* STATED EXERCISE *
Repeat the listing that follows, character for character, minus the pictures.

begin RAW DATA

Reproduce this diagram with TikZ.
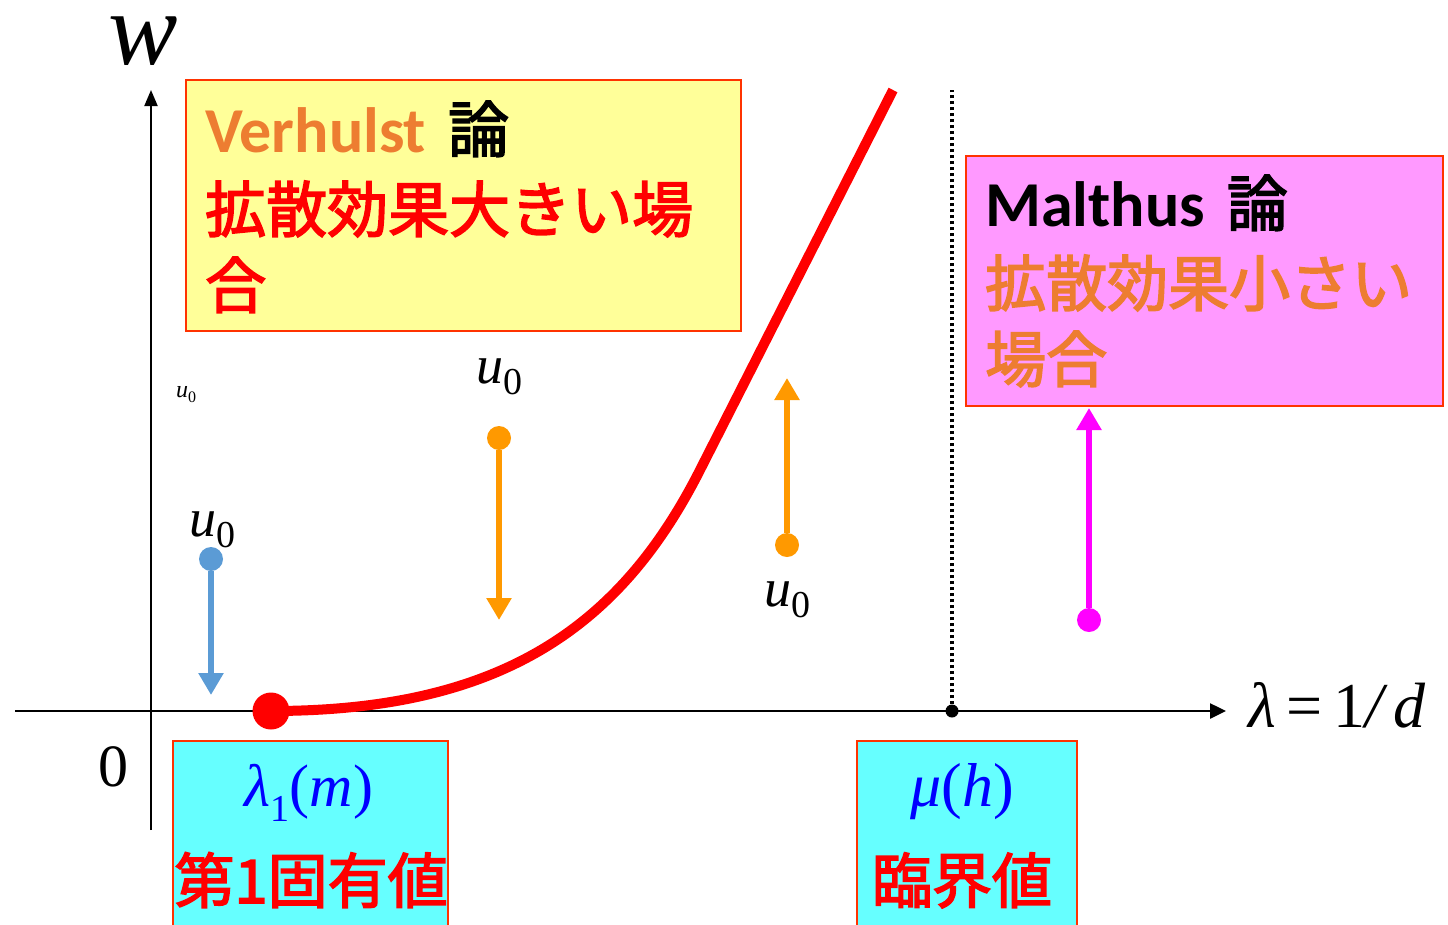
\documentclass[tikz,border=0pt]{standalone}
\usepackage{fontspec}
\setmainfont{Liberation Serif}
\newfontfamily\cjk{Noto Sans CJK JP}[FakeBold=2.6]
\newfontfamily\lat{Carlito}
\usetikzlibrary{arrows.meta}
\definecolor{vorange}{HTML}{ED7D31}
\definecolor{boxedge}{HTML}{FF3300}
\definecolor{yelfill}{HTML}{FFFF99}
\definecolor{magfill}{HTML}{FF99FF}
\definecolor{cyanfill}{HTML}{66FFFF}
\definecolor{arrblue}{HTML}{5B9BD5}
\definecolor{arrorange}{HTML}{FF9900}
\definecolor{arrmag}{HTML}{FF00FF}
\newcommand{\fs}[1]{\fontsize{#1}{#1}\selectfont}
\newcommand{\uzero}[2]{{\fs{#1}\textit{u}\raisebox{-0.22em}{\fs{#2}0}}}
\tikzset{
  panel/.style={draw=boxedge, line width=1.5pt, rectangle, inner sep=0pt, anchor=north west},
  jtext/.style={anchor=base west, inner sep=0pt, font=\cjk\fs{61}},
  ltext/.style={anchor=base west, inner sep=0pt},
  dotarrow/.style={line width=6.5pt, -{Triangle[length=22pt,width=24pt]}},
  startdot/.style={circle, inner sep=0pt, minimum size=24pt},
}
\begin{document}
\begin{tikzpicture}[x=1pt,y=-1pt]
\useasboundingbox (0,0) rectangle (1448,924);

% axes
\coordinate (xs) at (15,711);
\coordinate (xe) at (1226,711);
\coordinate (ys) at (151,830);
\coordinate (ye) at (151,90);
\draw[line width=2.5pt, -{Triangle[length=16pt,width=15pt]}] (xs) -- (xe);
\draw[line width=2pt, -{Triangle[length=16pt,width=13pt]}] (ys) -- (ye);
\node[ltext] (wlab) at (108,64) {\fs{104}\smash{\textit{w}}};
\node[ltext] (zero) at (98,786) {\fs{60}0};
\node[ltext] (lamlab) at (1248,727) {\fs{64}\textit{λ}\,=\,1\textit{/\,d}};

% critical value dotted line
\node[circle, fill=black, inner sep=0pt, minimum size=13pt] (crit) at (952,711) {};
\coordinate (crittop) at (952,90);
\draw[line width=3.5pt, dash pattern=on 3pt off 3pt] (crit) -- (crittop);

% boxes
\node[panel, fill=yelfill, minimum width=555pt, minimum height=251pt] (vbox) at (185,79) {};
\node[jtext] (v1) at (205,152) {{\lat\bfseries\fs{64}\color{vorange}Verhulst}\hspace{22pt}\color{black}論};
\node[jtext, text=red] (v2) at (205,232) {拡散効果大きい場};
\node[jtext, text=red] (v3) at (205,308) {合};

\node[panel, fill=magfill, minimum width=477pt, minimum height=250pt] (mbox) at (965,155) {};
\node[jtext] (m1) at (985,226) {{\lat\bfseries\fs{64}Malthus}\hspace{22pt}論};
\node[jtext, text=vorange] (m2) at (985,306) {拡散効果小さい};
\node[jtext, text=vorange] (m3) at (985,382) {場合};

\node[panel, fill=cyanfill, minimum width=275pt, minimum height=200pt] (c1) at (172,740) {};
\node[anchor=base, inner sep=0pt, text=blue] (c1a) at (309,806) {\fs{60}\textit{λ}\raisebox{-0.25em}{\fs{38}1}(\textit{m})};
\node[anchor=base, inner sep=0pt, text=red, font=\cjk\fs{60}] (c1b) at (311,903) {第1固有値};

\node[panel, fill=cyanfill, minimum width=220pt, minimum height=200pt] (c2) at (856,740) {};
\node[anchor=base, inner sep=0pt, text=blue] (c2a) at (962,806) {\fs{62}\textit{μ}(\textit{h})};
\node[anchor=base, inner sep=0pt, text=red, font=\cjk\fs{60}] (c2b) at (962,903) {臨界値};

% red curve
\coordinate (cbend) at (700,470);
\coordinate (ctop) at (893,90);
\draw[red, line width=10pt] (271,711) .. controls (500,711) and (620,628) .. (cbend) -- (ctop);
\node[circle, fill=red, inner sep=0pt, minimum size=37pt] (lam1) at (271,711) {};

% arrows
\node[startdot, fill=arrblue] (b0) at (211,559) {};
\coordinate (b1) at (211,695);
\draw[arrblue, dotarrow] (b0) -- (b1);
\node[ltext] (ub) at (189,536) {\uzero{54}{38}};

\node[startdot, fill=arrorange] (o0) at (499,438) {};
\coordinate (o1) at (499,620);
\draw[arrorange, dotarrow] (o0) -- (o1);
\node[ltext] (uo) at (476,383) {\uzero{54}{38}};

\node[startdot, fill=arrorange] (p0) at (787,545) {};
\coordinate (p1) at (787,378);
\draw[arrorange, dotarrow] (p0) -- (p1);
\node[ltext] (up) at (764,606) {\uzero{54}{38}};

\node[startdot, fill=arrmag] (q0) at (1089,620) {};
\coordinate (q1) at (1089,408);
\draw[arrmag, dotarrow] (q0) -- (q1);

\node[ltext] (utiny) at (176,397) {\uzero{24}{16}};
\end{tikzpicture}
\end{document}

end RAW DATA

* EXERCISE RESPONSE *
Reproduce this diagram with TikZ.
\documentclass[tikz,border=0pt]{standalone}
\usepackage{fontspec}
\setmainfont{Liberation Serif}
\newfontfamily\cjk{Noto Sans CJK JP}[FakeBold=2.6]
\newfontfamily\lat{Carlito}
\usetikzlibrary{arrows.meta}
\definecolor{vorange}{HTML}{ED7D31}
\definecolor{boxedge}{HTML}{FF3300}
\definecolor{yelfill}{HTML}{FFFF99}
\definecolor{magfill}{HTML}{FF99FF}
\definecolor{cyanfill}{HTML}{66FFFF}
\definecolor{arrblue}{HTML}{5B9BD5}
\definecolor{arrorange}{HTML}{FF9900}
\definecolor{arrmag}{HTML}{FF00FF}
\newcommand{\fs}[1]{\fontsize{#1}{#1}\selectfont}
\newcommand{\uzero}[2]{{\fs{#1}\textit{u}\raisebox{-0.22em}{\fs{#2}0}}}
\tikzset{
  panel/.style={draw=boxedge, line width=1.5pt, rectangle, inner sep=0pt, anchor=north west},
  jtext/.style={anchor=base west, inner sep=0pt, font=\cjk\fs{61}},
  ltext/.style={anchor=base west, inner sep=0pt},
  dotarrow/.style={line width=6.5pt, -{Triangle[length=22pt,width=24pt]}},
  startdot/.style={circle, inner sep=0pt, minimum size=24pt},
}
\begin{document}
\begin{tikzpicture}[x=1pt,y=-1pt]
\useasboundingbox (0,0) rectangle (1448,924);

% axes
\coordinate (xs) at (15,711);
\coordinate (xe) at (1226,711);
\coordinate (ys) at (151,830);
\coordinate (ye) at (151,90);
\draw[line width=2.5pt, -{Triangle[length=16pt,width=15pt]}] (xs) -- (xe);
\draw[line width=2pt, -{Triangle[length=16pt,width=13pt]}] (ys) -- (ye);
\node[ltext] (wlab) at (108,64) {\fs{104}\smash{\textit{w}}};
\node[ltext] (zero) at (98,786) {\fs{60}0};
\node[ltext] (lamlab) at (1248,727) {\fs{64}\textit{λ}\,=\,1\textit{/\,d}};

% critical value dotted line
\node[circle, fill=black, inner sep=0pt, minimum size=13pt] (crit) at (952,711) {};
\coordinate (crittop) at (952,90);
\draw[line width=3.5pt, dash pattern=on 3pt off 3pt] (crit) -- (crittop);

% boxes
\node[panel, fill=yelfill, minimum width=555pt, minimum height=251pt] (vbox) at (185,79) {};
\node[jtext] (v1) at (205,152) {{\lat\bfseries\fs{64}\color{vorange}Verhulst}\hspace{22pt}\color{black}論};
\node[jtext, text=red] (v2) at (205,232) {拡散効果大きい場};
\node[jtext, text=red] (v3) at (205,308) {合};

\node[panel, fill=magfill, minimum width=477pt, minimum height=250pt] (mbox) at (965,155) {};
\node[jtext] (m1) at (985,226) {{\lat\bfseries\fs{64}Malthus}\hspace{22pt}論};
\node[jtext, text=vorange] (m2) at (985,306) {拡散効果小さい};
\node[jtext, text=vorange] (m3) at (985,382) {場合};

\node[panel, fill=cyanfill, minimum width=275pt, minimum height=200pt] (c1) at (172,740) {};
\node[anchor=base, inner sep=0pt, text=blue] (c1a) at (309,806) {\fs{60}\textit{λ}\raisebox{-0.25em}{\fs{38}1}(\textit{m})};
\node[anchor=base, inner sep=0pt, text=red, font=\cjk\fs{60}] (c1b) at (311,903) {第1固有値};

\node[panel, fill=cyanfill, minimum width=220pt, minimum height=200pt] (c2) at (856,740) {};
\node[anchor=base, inner sep=0pt, text=blue] (c2a) at (962,806) {\fs{62}\textit{μ}(\textit{h})};
\node[anchor=base, inner sep=0pt, text=red, font=\cjk\fs{60}] (c2b) at (962,903) {臨界値};

% red curve
\coordinate (cbend) at (700,470);
\coordinate (ctop) at (893,90);
\draw[red, line width=10pt] (271,711) .. controls (500,711) and (620,628) .. (cbend) -- (ctop);
\node[circle, fill=red, inner sep=0pt, minimum size=37pt] (lam1) at (271,711) {};

% arrows
\node[startdot, fill=arrblue] (b0) at (211,559) {};
\coordinate (b1) at (211,695);
\draw[arrblue, dotarrow] (b0) -- (b1);
\node[ltext] (ub) at (189,536) {\uzero{54}{38}};

\node[startdot, fill=arrorange] (o0) at (499,438) {};
\coordinate (o1) at (499,620);
\draw[arrorange, dotarrow] (o0) -- (o1);
\node[ltext] (uo) at (476,383) {\uzero{54}{38}};

\node[startdot, fill=arrorange] (p0) at (787,545) {};
\coordinate (p1) at (787,378);
\draw[arrorange, dotarrow] (p0) -- (p1);
\node[ltext] (up) at (764,606) {\uzero{54}{38}};

\node[startdot, fill=arrmag] (q0) at (1089,620) {};
\coordinate (q1) at (1089,408);
\draw[arrmag, dotarrow] (q0) -- (q1);

\node[ltext] (utiny) at (176,397) {\uzero{24}{16}};
\end{tikzpicture}
\end{document}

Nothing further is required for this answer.